Art professor hopes to inspire thoughts, not controversy
Associate professor of photography Danny Guthrie poses in front one of his photographs, which hangs on the wall of his bedroom.
Studio art senior Andrew Phillips secretly was eager when the art professor he had heard takes nude photographs with his students stood in front of him on the first day of his studio art class.
“The rumors of him spread are very notorious,” he said. “My friends and I thought, ‘Finally we have (Danny) Guthrie as a teacher.’”
Associate professor of photography Danny Guthrie began creating nude images of himself and current students, former students, colleagues and friends in early 2008. He has photographed more than 70 volunteers in various poses exploring the boundaries of human sexuality.

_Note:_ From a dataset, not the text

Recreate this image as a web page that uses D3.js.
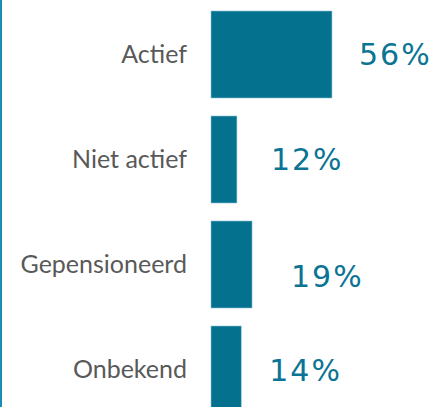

Guthrie said the photographs are based on famous works of art throughout history and represent how individuals interact.
“(The photographs are) about my loss of youth and impending doom,” he said. “Once you give up when you get older, you don’t live in a sexual arena anymore.”
After a faculty show first displaying his pictures was held three years ago, Guthrie said university officials told him he no longer could produce such pictures — he would be allowed the freedom to take nude pictures of himself or pictures of his students but not nude pictures with the students.
Because he is retiring at the end of this year, Guthrie said he felt the need to seize his opportunity to work with students and decided to continue his work creating collaborative nude photographs.
“I want (viewers) to be compelled by the image and to care if they can get past any initial shock value,” he said.
To create his art, Guthrie said he approaches students he feels would be open to the project. He then emails images he would like to recreate for the student to view, and the student describes what poses he or she is comfortable with.
Reactions to Guthrie’s photography differ. Guthrie recalled one students’ anonymous comment declaring he or she would not enroll in a photography class for fear of having Guthrie as a professor. He said he isn’t surprised by the negative feedback but sometimes is hurt by the harsh level of the comments.
“I want people to think, but I don’t want them to get angry,” he said. “I don’t want to make my students uncomfortable.”
Although associate professor of advertising, public relations and retailing Henry Brimmer, who is familiar with Guthrie’s work, understands Guthrie’s aim for the expression of human sexuality, he also understands the questioning reactions among his fellow faculty members.
“You can’t create art that includes the nude and not have some type of controversy,” he said. “And if then you are photographing yourself with students, that raises a bigger eyebrow.”
But Brimmer feels it is too easy to jump into the controversy of the professor’s work.
“I think (Guthrie) is too serious and dedicated to be doing it in a sensationalist way,” he said.
Many of the nude images Guthrie has created are posted on the MSU Department of Art and Art History website.
Phillips said this website is the only insight some incoming students have of the art department, and Guthrie’s photographs might have different effects on different viewers.
“I can see that scaring a lot of people or others may think they’re pushing something here – that it’s very avant-garde,” he said. “It’s testing people’s limits.”